Tras el cordón que delimita la zona de llegada, quienes esperan a los viajantes chistan, mueven los brazos, sonríen o pronuncian en voz alta sus nombres. Unos metros más allá, en el amplio vestíbulo, unos y otros se abrazan e interrogan animadamente. Solo por esas muestras de bienvenida sabemos que venimos de un punto más o menos lejano. Los aeropuertos todos se parecen. Son la metáfora de la uniformidad de nuestro tiempo, y de que los viajes cada vez se parecen más a un espejismo. ¿Qué romano de la Antigüedad pudiera haber imaginado que el agua que bebía al partir de Lucca iba a mearla una ­hora después en Iulia Illice Augusta, una oscura colonia de Hispania?

Como nadie nos espera, miramos esos ritos de acogida con la sensación de que tampoco somos de este lugar.

* * *

Termino de corregir y pasar a limpio estas notas. Miro el reloj: las diez y veinte de la mañana. En el tiempo que he gastado en ordenarlas habrán vuelto a repetirse algunas de las cosas que en ellas se cuentan. Tal vez aquella mujer vestida de negro habrá ido con su bicicleta al pequeño mercado de la ciudad, y habrá comprado en los puestos la verdura exhibida entre las columnas desconchadas; el tipo de la catedral habrá vuelto a barrer el atrio; y en la fuente algún transeúnte se habrá detenido para aliviarse del calor de este día. Alguien habrá paseado recorriendo el perímetro de la muralla, entre los plátanos, los castaños y los tilos que miran a los prados del exterior y a los edificios y torres de dentro: la torre de San Michele, la Tor dell’Ore, la de San Frediano… O la torre del palacio Guinigi, ahora coronada por dos árboles, desde la que la joven Hilaria del Carretto vio la llanura que rodea a Lucca.

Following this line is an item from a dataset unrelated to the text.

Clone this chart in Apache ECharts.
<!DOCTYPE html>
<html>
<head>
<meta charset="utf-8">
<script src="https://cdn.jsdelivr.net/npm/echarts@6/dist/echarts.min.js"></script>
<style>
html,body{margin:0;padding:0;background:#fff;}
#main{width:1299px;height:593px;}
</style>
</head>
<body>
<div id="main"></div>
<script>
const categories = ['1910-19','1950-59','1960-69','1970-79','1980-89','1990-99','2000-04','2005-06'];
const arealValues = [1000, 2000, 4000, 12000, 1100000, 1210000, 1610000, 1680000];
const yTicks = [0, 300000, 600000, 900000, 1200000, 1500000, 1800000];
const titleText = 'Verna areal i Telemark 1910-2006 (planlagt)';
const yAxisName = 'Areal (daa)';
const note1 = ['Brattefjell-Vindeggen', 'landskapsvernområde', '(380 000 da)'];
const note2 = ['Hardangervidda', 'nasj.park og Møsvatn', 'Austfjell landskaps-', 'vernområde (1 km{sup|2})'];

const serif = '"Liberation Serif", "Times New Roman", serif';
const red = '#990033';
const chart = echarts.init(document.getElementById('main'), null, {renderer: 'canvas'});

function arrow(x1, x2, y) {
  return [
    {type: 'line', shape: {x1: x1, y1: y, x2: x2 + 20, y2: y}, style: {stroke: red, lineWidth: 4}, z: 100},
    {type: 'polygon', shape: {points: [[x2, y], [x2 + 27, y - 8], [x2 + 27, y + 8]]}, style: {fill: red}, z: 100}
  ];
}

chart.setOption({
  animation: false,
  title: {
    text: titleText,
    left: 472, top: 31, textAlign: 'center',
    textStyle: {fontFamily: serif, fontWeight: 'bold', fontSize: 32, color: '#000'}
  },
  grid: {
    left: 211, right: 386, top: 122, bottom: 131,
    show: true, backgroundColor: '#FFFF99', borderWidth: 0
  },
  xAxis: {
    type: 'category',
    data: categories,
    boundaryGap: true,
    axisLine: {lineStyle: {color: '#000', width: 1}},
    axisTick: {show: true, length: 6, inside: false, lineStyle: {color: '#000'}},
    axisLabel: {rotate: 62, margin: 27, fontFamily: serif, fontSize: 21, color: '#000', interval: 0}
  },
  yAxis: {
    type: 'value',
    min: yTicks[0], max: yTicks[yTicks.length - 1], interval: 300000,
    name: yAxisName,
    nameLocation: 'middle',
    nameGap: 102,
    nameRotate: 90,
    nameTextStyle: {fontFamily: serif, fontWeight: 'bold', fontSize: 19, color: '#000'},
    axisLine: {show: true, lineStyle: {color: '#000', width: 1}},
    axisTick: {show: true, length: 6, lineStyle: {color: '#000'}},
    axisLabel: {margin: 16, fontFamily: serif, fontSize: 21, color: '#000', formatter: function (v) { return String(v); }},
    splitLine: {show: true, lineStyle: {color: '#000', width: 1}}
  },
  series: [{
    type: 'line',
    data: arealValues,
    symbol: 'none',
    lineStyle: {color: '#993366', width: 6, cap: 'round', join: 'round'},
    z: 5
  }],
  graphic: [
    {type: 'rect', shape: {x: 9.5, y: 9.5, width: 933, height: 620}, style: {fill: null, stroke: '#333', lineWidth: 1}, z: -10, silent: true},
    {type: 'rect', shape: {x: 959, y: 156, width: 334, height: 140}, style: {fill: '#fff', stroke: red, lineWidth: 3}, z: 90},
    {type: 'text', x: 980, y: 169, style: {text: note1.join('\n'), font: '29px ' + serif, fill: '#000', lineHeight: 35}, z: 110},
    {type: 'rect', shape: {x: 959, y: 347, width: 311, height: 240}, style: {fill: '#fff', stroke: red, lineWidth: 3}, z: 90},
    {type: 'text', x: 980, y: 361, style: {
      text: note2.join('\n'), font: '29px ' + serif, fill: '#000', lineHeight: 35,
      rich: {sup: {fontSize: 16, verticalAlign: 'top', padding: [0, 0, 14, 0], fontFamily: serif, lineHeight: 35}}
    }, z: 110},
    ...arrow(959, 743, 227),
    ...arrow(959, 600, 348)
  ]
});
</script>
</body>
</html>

Tiro a la papelera los apuntes desechados y a continuación hojeo el catálogo con las obras de un pintor amigo. El viaje, se titula. Me lo envió hace poco más de dos años. En su portada aparece el panorama de una calle vista desde la altura de una ventana. «Lucca», lleva por nombre, pero no logro reconocer qué parte de la ciudad recreó. Sin embargo la pintura, muy hermosa, sí posee aquellos colores y aquella atmósfera. A un paisajista auténtico no le importa la anécdota del lugar, sino el mundo. Aparece también la reproducción de otra aguada con el mismo título, y en esta sí que reconozco enseguida el teatro del Giglio visto de una perspectiva que es exactamente —otra coincidencia— la del hotel donde estuvimos hospedados. El Hotel Universo.